The Middle East, and indeed the world, awaits the opening of the Louvre Abu Dhabi (LAD) this year with baited breath. Now, it’s in the final phases of construction and, though a specific opening date has yet to be declared, at the end of 2016 the museum announced it had commissioned two internationally renowned artists, Giuseppe Penone and Jenny Holzer, to create site-specific artworks.
Giuseppe Penone. Photography by Nando Lanfranco
For both artists, now in their late sixties, 2016 was rather a moment; Penone’s work appearing repeatedly at art fairs the world over and Holzer’s large-scale installations seen everywhere from Ibiza to New York. Their Louvre Abu Dhabi works will be installed underneath the ‘rain of light’ filtering through the dome of architect Jean Nouvel’s ‘museum city’, a network of streets, plazas and waterways that with artworks both inside and out as part of an ongoing program of commissions.

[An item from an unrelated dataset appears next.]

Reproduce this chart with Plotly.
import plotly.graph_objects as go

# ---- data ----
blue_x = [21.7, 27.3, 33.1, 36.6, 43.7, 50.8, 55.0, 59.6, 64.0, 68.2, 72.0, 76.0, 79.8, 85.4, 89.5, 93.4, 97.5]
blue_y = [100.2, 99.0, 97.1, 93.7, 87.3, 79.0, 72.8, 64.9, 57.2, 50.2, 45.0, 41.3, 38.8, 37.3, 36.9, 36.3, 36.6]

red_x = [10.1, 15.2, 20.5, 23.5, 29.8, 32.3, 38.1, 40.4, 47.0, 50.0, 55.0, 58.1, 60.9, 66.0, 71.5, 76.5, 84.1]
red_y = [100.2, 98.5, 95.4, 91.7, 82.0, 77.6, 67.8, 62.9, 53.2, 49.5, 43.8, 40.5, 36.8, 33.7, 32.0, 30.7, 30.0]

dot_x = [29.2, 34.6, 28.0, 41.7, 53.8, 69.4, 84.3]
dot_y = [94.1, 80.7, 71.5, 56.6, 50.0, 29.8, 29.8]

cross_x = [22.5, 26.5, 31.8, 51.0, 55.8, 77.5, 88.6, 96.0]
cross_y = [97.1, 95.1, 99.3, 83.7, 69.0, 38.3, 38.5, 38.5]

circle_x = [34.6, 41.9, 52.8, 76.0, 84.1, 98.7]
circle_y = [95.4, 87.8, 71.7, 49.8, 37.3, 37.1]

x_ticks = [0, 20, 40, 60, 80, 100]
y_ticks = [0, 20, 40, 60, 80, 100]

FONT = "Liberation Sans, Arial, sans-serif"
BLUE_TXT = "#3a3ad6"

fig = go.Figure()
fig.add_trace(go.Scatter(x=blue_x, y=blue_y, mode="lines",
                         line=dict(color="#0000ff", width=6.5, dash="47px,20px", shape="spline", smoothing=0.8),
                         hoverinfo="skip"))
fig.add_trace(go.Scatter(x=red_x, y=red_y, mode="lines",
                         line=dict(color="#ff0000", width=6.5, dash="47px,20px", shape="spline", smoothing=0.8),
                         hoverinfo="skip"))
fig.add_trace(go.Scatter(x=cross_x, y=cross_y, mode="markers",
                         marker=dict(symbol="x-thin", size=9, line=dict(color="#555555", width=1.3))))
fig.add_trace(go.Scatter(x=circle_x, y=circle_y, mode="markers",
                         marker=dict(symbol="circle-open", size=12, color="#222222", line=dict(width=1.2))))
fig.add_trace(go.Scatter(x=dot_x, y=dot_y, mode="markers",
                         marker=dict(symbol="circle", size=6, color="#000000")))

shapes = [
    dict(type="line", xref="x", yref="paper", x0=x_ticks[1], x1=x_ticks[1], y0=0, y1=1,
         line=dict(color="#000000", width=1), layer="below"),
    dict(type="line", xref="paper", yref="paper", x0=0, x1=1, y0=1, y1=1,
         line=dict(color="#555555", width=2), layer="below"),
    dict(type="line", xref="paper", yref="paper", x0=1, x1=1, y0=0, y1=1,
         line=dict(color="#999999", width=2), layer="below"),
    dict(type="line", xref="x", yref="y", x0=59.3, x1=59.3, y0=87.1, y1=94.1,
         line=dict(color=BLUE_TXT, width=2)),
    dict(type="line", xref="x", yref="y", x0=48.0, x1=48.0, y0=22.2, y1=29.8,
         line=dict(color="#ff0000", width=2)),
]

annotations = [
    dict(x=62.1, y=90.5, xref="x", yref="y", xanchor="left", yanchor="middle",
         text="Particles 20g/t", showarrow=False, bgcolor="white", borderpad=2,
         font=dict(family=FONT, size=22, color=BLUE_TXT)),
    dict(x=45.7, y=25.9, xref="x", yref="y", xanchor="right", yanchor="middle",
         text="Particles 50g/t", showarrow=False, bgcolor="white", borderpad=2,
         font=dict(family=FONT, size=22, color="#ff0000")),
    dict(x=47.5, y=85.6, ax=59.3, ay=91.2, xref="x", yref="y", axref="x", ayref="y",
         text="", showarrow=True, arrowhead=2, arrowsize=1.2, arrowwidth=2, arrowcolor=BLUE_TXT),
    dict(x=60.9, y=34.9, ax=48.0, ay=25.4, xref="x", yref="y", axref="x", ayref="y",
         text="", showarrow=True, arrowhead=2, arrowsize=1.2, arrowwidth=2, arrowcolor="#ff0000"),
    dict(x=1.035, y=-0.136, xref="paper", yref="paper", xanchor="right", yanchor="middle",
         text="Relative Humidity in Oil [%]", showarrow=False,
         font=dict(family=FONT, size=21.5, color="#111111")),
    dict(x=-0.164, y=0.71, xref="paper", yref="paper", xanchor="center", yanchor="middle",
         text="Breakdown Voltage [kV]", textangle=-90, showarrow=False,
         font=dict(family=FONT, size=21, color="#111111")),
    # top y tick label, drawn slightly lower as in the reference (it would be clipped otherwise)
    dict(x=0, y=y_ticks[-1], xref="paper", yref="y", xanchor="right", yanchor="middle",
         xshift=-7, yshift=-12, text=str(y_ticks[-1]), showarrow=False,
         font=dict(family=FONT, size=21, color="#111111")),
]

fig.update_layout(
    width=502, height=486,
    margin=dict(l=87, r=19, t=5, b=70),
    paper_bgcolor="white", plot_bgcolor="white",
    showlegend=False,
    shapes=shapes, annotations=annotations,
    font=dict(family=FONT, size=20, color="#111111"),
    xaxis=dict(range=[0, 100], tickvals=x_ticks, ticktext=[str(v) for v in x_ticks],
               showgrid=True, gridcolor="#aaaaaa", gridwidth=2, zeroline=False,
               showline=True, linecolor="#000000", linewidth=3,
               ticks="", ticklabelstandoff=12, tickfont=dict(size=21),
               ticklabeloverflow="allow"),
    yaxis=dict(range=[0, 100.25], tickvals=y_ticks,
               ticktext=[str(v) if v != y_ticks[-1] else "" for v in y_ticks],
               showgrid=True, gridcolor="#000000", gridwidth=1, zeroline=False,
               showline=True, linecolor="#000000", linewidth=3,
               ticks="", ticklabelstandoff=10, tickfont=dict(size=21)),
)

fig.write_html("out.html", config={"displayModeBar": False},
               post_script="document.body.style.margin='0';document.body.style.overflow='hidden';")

Rana Al Hammadi, Senior Researcher at Louvre Abu Dhabi, said key to selecting both artists was that their ideas echoed the museum’s spirit. “With Holzer the public aspect has always been essential to her work, and we were eager to work with her as she is able to conceive of large-scale projects that convey complex ideas in such an elegant and accessible way. Penone’s work often addresses universal questions about the human condition, which we feel reflects the ambition of what we are doing with Louvre Abu Dhabi, creating a museum reflective of all cultures and taking a new approach to museography.”
Giuseppe Penone and Ateliers Jean Nouvel. Leaves of Light ©
Using her beloved medium of stone, Ohio-born Holzer has created three engraved walls of texts, taken from historical sources from around the world. The Italian Penone has created a four-part installation titled Germination, displaying the artist’s fascination with using organic materials and drawing links between man, nature and art. At its heart is Leaves of Light, a huge bronze tree with mirrored branches to reflect the light filtering through the dome, and intended as a symbol of life. Penone also collaborated with the French porcelain manufacturer Sèvres for several other works including Propagation. This, says Al Hammadi, “is a wall of porcelain tiles representing concentric circles drawn by hands. The lines of the drawing germinate from Sheikh Zayed’s fingerprint to show how a simple action can create an infinite space.”

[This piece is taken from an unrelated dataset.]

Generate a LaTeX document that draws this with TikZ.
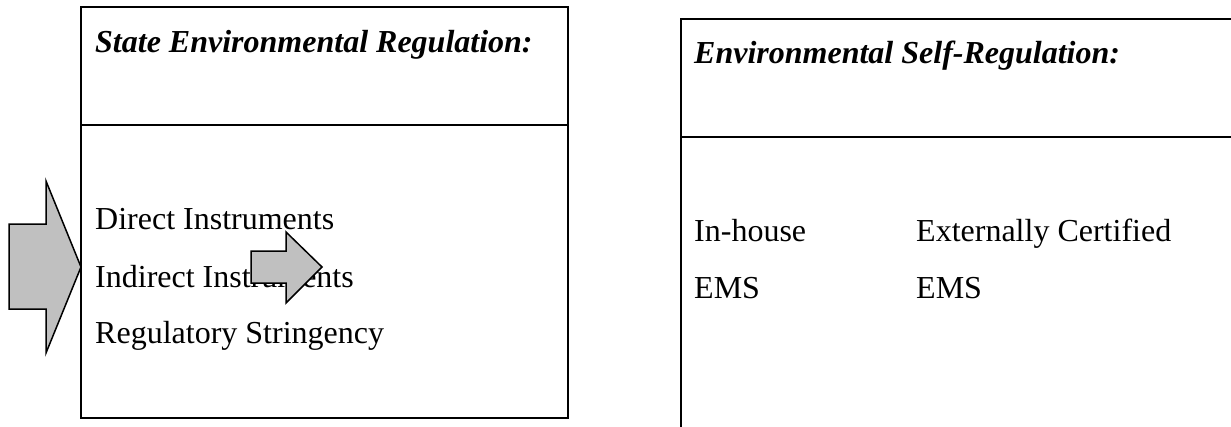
\documentclass[tikz,border=0pt]{standalone}
\usepackage{fontspec}
\setmainfont{Liberation Serif}
\begin{document}
\begin{tikzpicture}[x=1pt,y=-1pt,
  boxline/.style={draw=black,line width=2pt},
  arrowshape/.style={draw=black,fill=arrowgrey,line width=1.5pt,line join=miter},
  txt/.style={anchor=base west,inner sep=0pt,font=\fontsize{32}{38}\selectfont},
  ttl/.style={txt,font=\fontsize{32}{38}\selectfont\bfseries\itshape}]
\definecolor{arrowgrey}{RGB}{192,192,192}
\useasboundingbox (0,0) rectangle (1231,426);
% left box
\draw[boxline] (81,7) rectangle (568,418);
\draw[boxline] (81,125) -- (568,125);
\node[ttl] (ltitle) at (95,52) {State Environmental Regulation:};
\node[txt] (direct) at (95,229) {Direct Instruments};
\node[txt] (indirect) at (95,287) {Indirect Instruments};
\node[txt] (string) at (95,343) {Regulatory Stringency};
% right box (cut off at right and bottom)
\draw[boxline] (681,430) -- (681,19) -- (1235,19);
\draw[boxline] (681,137) -- (1235,137);
\node[ttl] (rtitle) at (694,63) {Environmental Self-Regulation:};
\node[txt] (inhouse) at (694,241) {In-house};
\node[txt] (ems1) at (694,298) {EMS};
\node[txt] (ext) at (916,241) {Externally Certified};
\node[txt] (ems2) at (916,298) {EMS};
% big arrow at left
\draw[arrowshape] (9,224) -- (46,224) -- (46,181) -- (81,267) -- (46,353) -- (46,309) -- (9,309) -- cycle;
% small arrow over text
\draw[arrowshape] (251,251) -- (286,251) -- (286,232) -- (322,267) -- (286,303) -- (286,283) -- (251,283) -- cycle;
\end{tikzpicture}
\end{document}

Though there were curatorial discussions and the artists were briefed on the concept behind the museum, they were otherwise left to their own devices. “The Middle East is a part of the world that’s always interested me because of its culture and its nature. The nature is extreme and it’s punctuated with the jewels of life and culture that exist in the oases and the cities,” said Penone. Though not a regular visitor to the region, he has always “been struck by the dignity and generosity of the people as well as the magnificence of the place.” For him, the central premise of the new museum, to bring together artistic cultures of the world and create a dialogue crossing centuries and continents, felt fitting for his work. “A work of art is made to be shared and experienced by people who inhabit different spaces and also different time periods. To be able to create a piece for a museum with aspirations like this is enormously motivating for me.” The cultural legacy of the Middle East, its influence on the evolution of both Eastern and Western traditions, has long intrigued Penone. The development of Greek and European culture is, he thinks, unthinkable without the input of the Middle East.
Giuseppe Penone at the Louvre Abu Dhabi © TDIC, Architect Ateliers Jean Nouvel
“The synthesis of the image in visual culture has led to an elaborate and sophisticated output of forms linked to containers, vessels, perhaps partially due to the sacred nature and the respect inspired by water in this part of the world,” he adds. “This is one of the aspects which inspired me the most in producing my own works, not only these latest pieces but previous ones, too.” The unique light of the Middle East he also finds captivating: “the light present in the starry sky arching over the light of sand crystals in the desert, and then humans, who carry on their hands the lines moulded by the wind on the dunes. A bronze tree with steel inserts that reflect the light, a vase made with clay from many different countries and a drawing based on the fingerprint of Sheikh Al Zayed which spreads over the surface of a porcelain wall: these are the works I conceived.”
Did the region influence the conception? He says elusively “Place and context can stimulate the work, which is valid only if it’s truthful. Only in this case can it integrate and dialogue with audiences.”
Ensuring a work has physical longevity, through working with hardwearing material, is also important to Penone, alongside exploring the idea of monumental sculpture, in part through using the traditional materials long employed for such things, bronze, stone and terracotta. But central for him is the link between humans and nature. “The subject of my work is the process of sculpture and its relationship with substance” he sums up. Penone’s artistic method of “finding similarities between seemingly unrelated entities or materials” is a direct echo of the spirit of Louvre Abu Dhabi as a “universal museum,” says Al Hammadi. And the curation of its eclectic collection will, she hopes, “reveal what are perhaps previously unnoticed similarities that existed in artistic expression in different cultures around the world.”